Iron production. In the last quarter of the eighteenth century.
What was a major challenge to iron production? How did they overcome this and what did they use instead?
- In the early 18C iron production was organised along the capitalist-style factory system but on a relatively small scale necessarily situated remotely on waterways to use power of a water mill.
○ Required power: water mills
○ Power used for combustion of fires - critical in melting iron - The first major challenge for iron production was to shift from using charcoal – based on a diminishing supply of wood – with coal. Abraham Darby successfully smelted iron from coke in 1709 and this opened the way for the industry.
○ Charcoal was becoming scarce
○ Britain was abundant in coal
○ Better quality iron they could produce - coal burns for longer and at a higher temperature
What was a major constraint on the iron industry and how did it change over time? What were the two key factors that acted as an impetus to iron production?

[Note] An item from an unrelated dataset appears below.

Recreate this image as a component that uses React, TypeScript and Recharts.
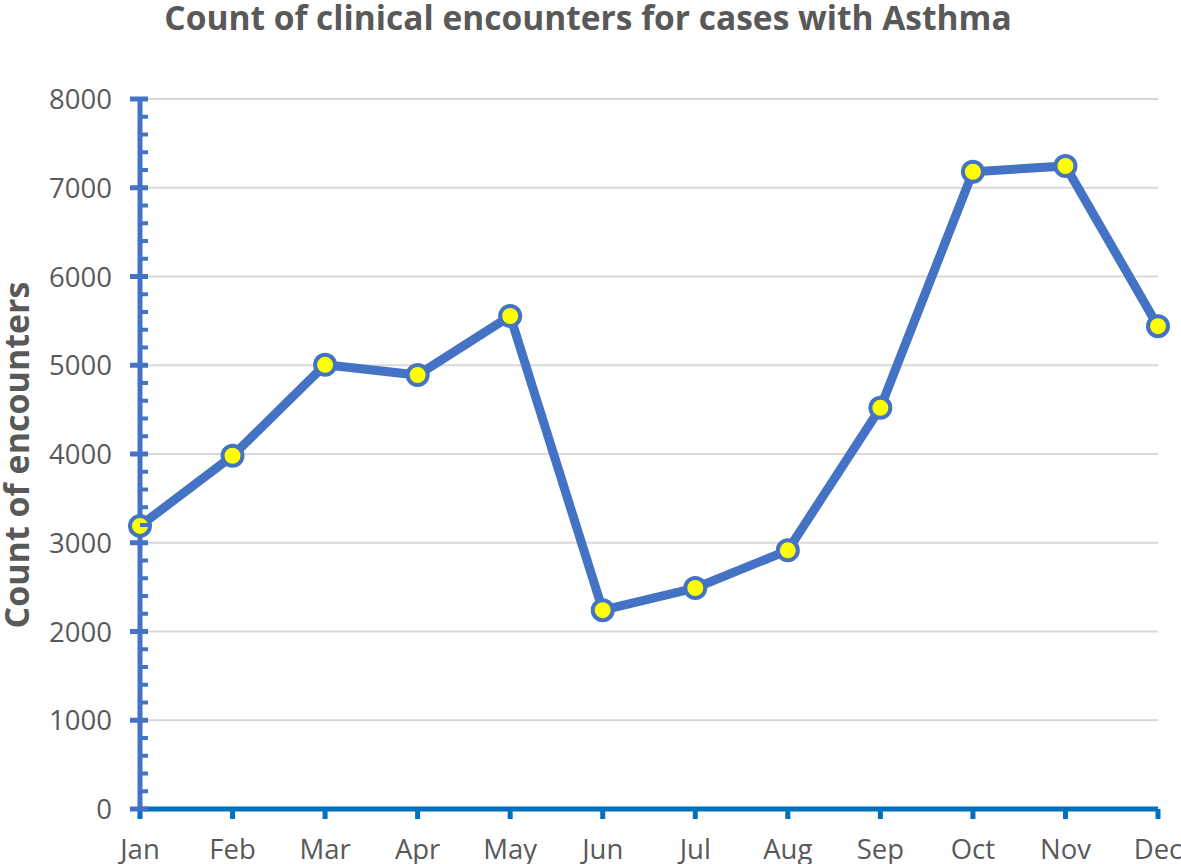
import React from 'react';
import { LineChart, Line, XAxis, YAxis, CartesianGrid } from 'recharts';

const months = ['Jan', 'Feb', 'Mar', 'Apr', 'May', 'Jun', 'Jul', 'Aug', 'Sep', 'Oct', 'Nov', 'Dec'];
const encounters = [3190, 3980, 5005, 4890, 5555, 2240, 2490, 2915, 4520, 7180, 7245, 5440];
const majorTicks = [0, 1000, 2000, 3000, 4000, 5000, 6000, 7000, 8000];
const minorStep = 200;

const data = months.map((m, i) => ({ month: m, count: encounters[i] }));
const allTicks: number[] = [];
for (let v = 0; v <= 8000; v += minorStep) allTicks.push(v);

const FONT = '"Open Sans", sans-serif';
const GREY = '#595959';
const LINE_BLUE = '#4472C4';
const AXIS_BLUE = '#0070C0';

const YTick = (props: any) => {
  const { x, y, payload } = props;
  const v = payload.value as number;
  const major = v % 1000 === 0;
  return (
    <g>
      {major ? (
        <>
          <line x1={x - 10} x2={x + 8} y1={y} y2={y} stroke={LINE_BLUE} strokeWidth={5} />
          <text x={x - 28} y={y} dy={10} textAnchor="end" fill={GREY} fontSize={27.5} fontFamily={FONT}>
            {v}
          </text>
        </>
      ) : (
        <line x1={x} x2={x + 8} y1={y} y2={y} stroke={LINE_BLUE} strokeWidth={4} />
      )}
    </g>
  );
};

const XTick = (props: any) => {
  const { x, y, payload } = props;
  return (
    <g>
      <line x1={x} x2={x} y1={y} y2={y + 10} stroke={AXIS_BLUE} strokeWidth={5} />
      <text x={x} y={y + 50} textAnchor="middle" fill={GREY} fontSize={27.5} fontFamily={FONT}>
        {payload.value}
      </text>
    </g>
  );
};

export default function App() {
  return (
    <div style={{ position: 'absolute', left: 0, top: 0, width: 1181, height: 864, background: '#fff' }}>
      <LineChart
        width={1181}
        height={864}
        data={data}
        margin={{ top: 99, right: 23, bottom: 0, left: 0 }}
      >
        <CartesianGrid
          vertical={false}
          horizontalValues={majorTicks}
          stroke="#D9D9D9"
          strokeWidth={2}
        />
        <XAxis
          dataKey="month"
          scale="point"
          padding={{ left: 0, right: 0 }}
          height={55}
          axisLine={{ stroke: AXIS_BLUE, strokeWidth: 5 }}
          tickLine={false}
          tickSize={0}
          tickMargin={0}
          tick={<XTick />}
          interval={0}
        />
        <YAxis
          width={140}
          domain={[0, 8000]}
          ticks={allTicks}
          interval={0}
          axisLine={{ stroke: LINE_BLUE, strokeWidth: 5 }}
          tickLine={false}
          tickSize={0}
          tickMargin={0}
          tick={<YTick />}
        />
        <Line
          type="linear"
          dataKey="count"
          stroke={LINE_BLUE}
          strokeWidth={9}
          dot={{ r: 10, fill: '#FFFF00', stroke: LINE_BLUE, strokeWidth: 4 }}
          activeDot={false}
          isAnimationActive={false}
        />
        <text x={588} y={30} textAnchor="middle" fill={GREY} fontSize={33.5} fontWeight="bold" fontFamily={FONT}>
          Count of clinical encounters for cases with Asthma
        </text>
        <text
          x={0}
          y={0}
          transform="translate(29, 455) rotate(-90)"
          textAnchor="middle"
          fill={GREY}
          fontSize={34}
          fontWeight="bold"
          fontFamily={FONT}
        >
          Count of encounters
        </text>
      </LineChart>
    </div>
  );
}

- A major constraint on the iron industry was demand such that it could not properly develop until an industrialisation process had begun. In the last quarter of the 18C the demand for iron increased for building and construction, shipping, mining, military (French Wars, 1793-1815) and machinery after the invention of the steam engine.
○ Cannons, military equipment
○ Especially, naval shipping for war - After Boulton and Watts steam engine was introduced in 1775, it generated a demand for iron for building steam engines but, moreover, it enabled the location of iron production in coal producing areas and enabled increased plant size.
○ Much hotter furnaces –> Required new machinery
○ Machinery powered by steam power meant that the machinery had to be made of a harder substance
○ Machines got much larger and much sturdier
○ Eventually led to production of steel
What were the key innovations in the iron industry?
- The coal-fired and steam-powered blast furnace, capable of generating much more heat for smelting facilitated innovation in iron making. The most important was Henry Cort’s puddling and rolling process, patented in 1783 & 1784, which was able to convert native pig-iron into high quality iron bars on a par with the Swedish product, and had the advantage of simplifying the process of puddling, hammering and rolling into one process.
○ Initially, had to import iron bars from Sweden - There followed a series of innovations, including a steam hammer, in puddling, rolling, forging and milling, conducive to large-scale production of an improved iron product at lower cost.
Who invented the puddling and rolling process and when was it patented?
Henry Cort. Patented in 1783 and 1784.